OK, so who said Conservatives don’t get solar energy? Quite a lot people as it turns out, but it seems that even the most apparently intractable opponents of renewable energy are starting to see the sunlight, so to speak.
NSW Energy Minister Chris Hartcher was positively effusive about solar technology on Wednesday when he was on hand for the announcement that the 155MW AGL Energy solar PV project in western NSW would go ahead. The NSW conservative government is contributing $64 million to the project.
Hartcher’s words were interesting because it recognizes that Australian households are taking up solar, even without subsidies. This, said Hartcher, was a good thing, and he intended to make sure that large scale projects go ahead too.
He even got excited about his recent visit to Germany where he witnessed that country’s massive investment in solar. It seems that his journey took him along the proverbial road to a (solar) Damascus.
Here are his words in full:
“Can I say that Australians are very excited by solar. We closed the solar subsidy scheme in April, 2011, because it had become unaffordable and expensive. Since then, over 70,000 people in NSW have signed up (for rooftop solar).
“That is without any encouragement, without any subsidy, they are interested, Australians like the idea of solar energy being one of the renewable energies of the future.
“We are a country massively endowed with resources, and one of those resources is the sun. It is up to us to take advantage of it. No one is going to ride in on a white horse and do it or us, it is up to us.
“This is part of that process, to achieve that objective, to make full use of our resources and to tap into that natural stream that so many Australians do have in admiring new technology and new ideas.”
Eureka! This is significant because energy ministers and politicians on the Conservative side have been in the thrall of advisors who would inform them that solar PV would never be popular, or useful, or much of anything at all, without ongoing subsidies.

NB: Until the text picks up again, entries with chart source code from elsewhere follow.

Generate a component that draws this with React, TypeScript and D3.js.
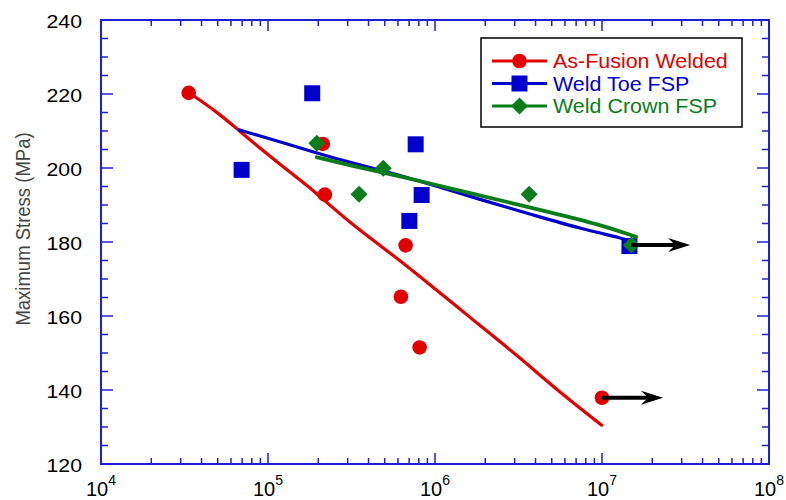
import React from 'react'
import * as d3 from 'd3'

const W = 786
const H = 500
const MARGIN = { top: 20, right: 17, bottom: 36, left: 101 }

const AXIS_COLOR = '#1f1fd6'
const FONT = '"Liberation Sans", Arial, sans-serif'

// As-Fusion Welded: test points (cycles, MPa)
const fusionN = [33500, 213000, 219000, 667000, 625000, 809000, 1.0e7]
const fusionS = [220.3, 206.5, 192.8, 179.1, 165.2, 151.5, 137.9]
// fitted curve
const fusionFitN = [33800, 49300, 66400, 93800, 135600, 186700, 309700, 562000, 1.023e6, 1.694e6, 3.08e6, 5.61e6, 9.95e6]
const fusionFitS = [220.3, 215.2, 210.3, 204.6, 198.8, 194.0, 185.1, 176.5, 167.0, 158.9, 149.5, 139.3, 130.5]

// Weld Toe FSP
const toeN = [69500, 184000, 766000, 832000, 702000, 1.46e7]
const toeS = [199.5, 220.2, 206.4, 192.7, 185.7, 178.9]
const toeFitN = [67300, 85500, 118000, 170600, 270000, 490000, 977000, 1.946e6, 3.88e6, 7.73e6, 1.34e7, 1.535e7]
const toeFitS = [210.3, 208.9, 207.1, 204.9, 202.2, 199.3, 195.4, 191.2, 187.3, 183.4, 181.0, 180.0]

// Weld Crown FSP
const crownN = [196000, 490000, 351000, 3.66e6, 1.5e7]
const crownS = [206.7, 199.9, 192.9, 192.9, 179.2]
const crownFitN = [196000, 309700, 616000, 1.23e6, 2.45e6, 4.89e6, 9.73e6, 1.6e7]
const crownFitS = [202.9, 200.7, 197.8, 194.5, 191.3, 188.0, 184.7, 181.4]

// run-out arrows
const arrowFromN = [1.0e7, 1.5e7]
const arrowToN = [2.32e7, 3.37e7]
const arrowS = [137.9, 179.2]

const legendLabels = ['As-Fusion Welded', 'Weld Toe FSP', 'Weld Crown FSP']
const colors = ['#e00000', '#0000cc', '#0a7d1a']

const yMajor = d3.range(120, 241, 20)
const yMinor = d3.range(120, 241, 5).filter((v) => v % 20 !== 0)
const xMajorExp = [4, 5, 6, 7, 8]

const zip = (a: number[], b: number[]) => a.map((v, i) => [v, b[i]] as [number, number])

const Marker = ({ type, x, y, color }: { type: number; x: number; y: number; color: string }) => {
  if (type === 0) return <circle cx={x} cy={y} r={7.3} fill={color} />
  if (type === 1) return <rect x={x - 8} y={y - 8} width={16} height={16} fill={color} />
  const d = 8.5
  return <path d={`M${x},${y - d}L${x + d},${y}L${x},${y + d}L${x - d},${y}Z`} fill={color} />
}

export default function App() {
  const x = d3.scaleLog().domain([1e4, 1e8]).range([MARGIN.left, W - MARGIN.right])
  const y = d3.scaleLinear().domain([120, 240]).range([H - MARGIN.bottom, MARGIN.top])
  const line = d3
    .line<[number, number]>()
    .x((d) => x(d[0]))
    .y((d) => y(d[1]))
    .curve(d3.curveBasis)

  const x0 = MARGIN.left
  const x1 = W - MARGIN.right
  const y0 = H - MARGIN.bottom
  const y1 = MARGIN.top

  const xMinor: number[] = []
  for (let e = 4; e < 8; e++) for (let k = 2; k <= 9; k++) xMinor.push(k * Math.pow(10, e))

  const series = [
    { pts: zip(fusionN, fusionS), fit: zip(fusionFitN, fusionFitS), width: 3.2 },
    { pts: zip(toeN, toeS), fit: zip(toeFitN, toeFitS), width: 3.2 },
    { pts: zip(crownN, crownS), fit: zip(crownFitN, crownFitS), width: 3.8 },
  ]

  const legend = { x: 481, y: 38, w: 261, h: 89 }
  const rowY = [61, 83.5, 106]

  return (
    <svg width={W} height={H} style={{ position: 'absolute', left: 0, top: 0, background: '#fff' }}>
      {/* frame */}
      <rect x={x0} y={y1} width={x1 - x0} height={y0 - y1} fill="none" stroke={AXIS_COLOR} strokeWidth={2} />

      {/* x ticks (bottom and top, inward) */}
      {xMinor.map((v) => (
        <g key={`xm${v}`} stroke={AXIS_COLOR} strokeWidth={1.5}>
          <line x1={x(v)} x2={x(v)} y1={y0} y2={y0 - 6} />
          <line x1={x(v)} x2={x(v)} y1={y1} y2={y1 + 6} />
        </g>
      ))}
      {xMajorExp.map((e) => (
        <g key={`xM${e}`} stroke={AXIS_COLOR} strokeWidth={1.5}>
          <line x1={x(Math.pow(10, e))} x2={x(Math.pow(10, e))} y1={y0} y2={y0 - 11} />
          <line x1={x(Math.pow(10, e))} x2={x(Math.pow(10, e))} y1={y1} y2={y1 + 11} />
        </g>
      ))}
      {/* y ticks (left and right, inward) */}
      {yMinor.map((v) => (
        <g key={`ym${v}`} stroke={AXIS_COLOR} strokeWidth={1.5}>
          <line x1={x0} x2={x0 + 7} y1={y(v)} y2={y(v)} />
          <line x1={x1} x2={x1 - 7} y1={y(v)} y2={y(v)} />
        </g>
      ))}
      {yMajor.map((v) => (
        <g key={`yM${v}`} stroke={AXIS_COLOR} strokeWidth={1.5}>
          <line x1={x0} x2={x0 + 12} y1={y(v)} y2={y(v)} />
          <line x1={x1} x2={x1 - 12} y1={y(v)} y2={y(v)} />
        </g>
      ))}

      {/* tick labels */}
      {yMajor.map((v) => (
        <g key={`yl${v}`} transform={`translate(${x0 - 19},${y(v) + 8}) scale(1.12,1)`}>
          <text textAnchor="end" fontFamily={FONT} fontSize={19} fill="#000">
            {v}
          </text>
        </g>
      ))}
      {xMajorExp.map((e) => (
        <text key={`xl${e}`} x={x(Math.pow(10, e))} y={496} textAnchor="middle" fontFamily={FONT} fontSize={20} fill="#000">
          10
          <tspan dy={-11} fontSize={14}>
            {e}
          </tspan>
        </text>
      ))}

      {/* y axis title */}
      <g transform={`translate(30,229) scale(1.1,1) rotate(-90)`}>
        <text textAnchor="middle" fontFamily={FONT} fontSize={18.5} fill="#444">
          Maximum Stress (MPa)
        </text>
      </g>

      {/* fits and points */}
      {series.map((s, i) => (
        <g key={`s${i}`}>
          <path d={line(s.fit) || ''} fill="none" stroke={colors[i]} strokeWidth={s.width} strokeLinejoin="round" strokeLinecap="round" />
          {s.pts.map((p, j) => (
            <Marker key={j} type={i} x={x(p[0])} y={y(p[1])} color={colors[i]} />
          ))}
        </g>
      ))}

      {/* run-out arrows */}
      {arrowFromN.map((n, i) => {
        const xs = x(n)
        const xe = x(arrowToN[i])
        const yy = y(arrowS[i])
        return (
          <g key={`a${i}`}>
            <line x1={xs} x2={xe - 10} y1={yy} y2={yy} stroke="#000" strokeWidth={4} />
            <path d={`M${xe},${yy}L${xe - 22},${yy - 7}L${xe - 15},${yy}L${xe - 22},${yy + 7}Z`} fill="#000" />
          </g>
        )
      })}

      {/* legend */}
      <rect x={legend.x} y={legend.y} width={legend.w} height={legend.h} fill="#fff" stroke="#000" strokeWidth={1.5} />
      {legendLabels.map((lab, i) => (
        <g key={lab}>
          <line x1={492} x2={547} y1={rowY[i]} y2={rowY[i]} stroke={colors[i]} strokeWidth={3.2} />
          <Marker type={i} x={519.5} y={rowY[i]} color={colors[i]} />
          <g transform={`translate(553,${rowY[i] + 7}) scale(1.1,1)`}>
            <text fontFamily={FONT} fontSize={19.5} fill={colors[i]}>
              {lab}
            </text>
          </g>
        </g>
      ))}
    </svg>
  )
}
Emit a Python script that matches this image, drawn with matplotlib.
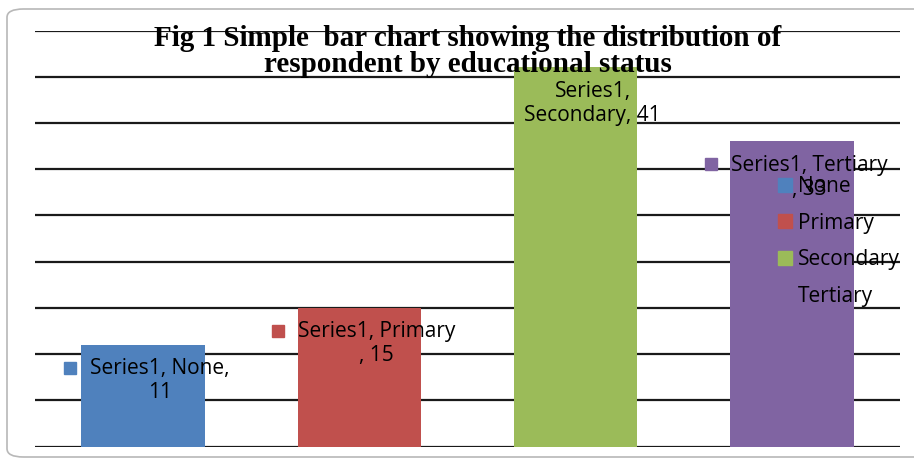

Hartcher, however, has come to the conclusion as the rest of the industry: solar is here and everyone will want it. Because, quite simply, it offers a cheaper alternative than relying entirely on the grid.
Hartcher went on:
“Only two weeks ago I was in Germany (which has 32GW of solar PV). To see those fields and fields of solar modules in a country that only gets a reasonable amount of sunshine in summer – I wouldn’t like to be there in winter – and yet they’re prepared to put up that level of investment, that level of determination to achieve a result that we can so much more easily achieve here in NSW and in Australia.”
Later, in speaking about the AGL Energy project, Hartcher said:
“This is the sort of project that every Australian – if you go into any pub or club – will tell you ‘why don’t they all get together, stop arguing with one another, sit down together and actually achieve something’. Well, it’s happening, state governments, federal government and private enterprise, all working together for a common purpose and a common good.
“We (The NSW government) are fully committed to these programs – we are fully committed to achieving the 20% target by 2020. This is a great step towards achieving that.”
Why should we be excited by such comments. Well, previously, conservative governments in NSW, Queensland and WA considered solar to be nothing more than an expensive indulgence of the wealthy that had been subsidised by least well off. Now it is dawning on them that rooftop solar is attractive to all Australians because it provides a cost-competitive alternative than to rely entirely on the grid.
The mere fact that this recognised should give us some hope that future policy making will be shaped with that in mind, rather than dismissing solar as an uncompetitive and disruptive intrusion into ancient business models. Disruptive it is, uncompetitive it is not. And there is an influential solar electorate watching with interest.
This is not the first example of a solar awakening. The Tea Party recently intervened in the state of Georgia in the US to ensure that the local utility agreed to allow up to 500MW of solar PV on household rooftops. It was, for them, a case of citizens rights, against those of the utilities who had sought to prevent it. The right, it seems, is coming to the conclusion that solar is a friend to their doctrine, not an enemy.
We should all feel equally uplifted.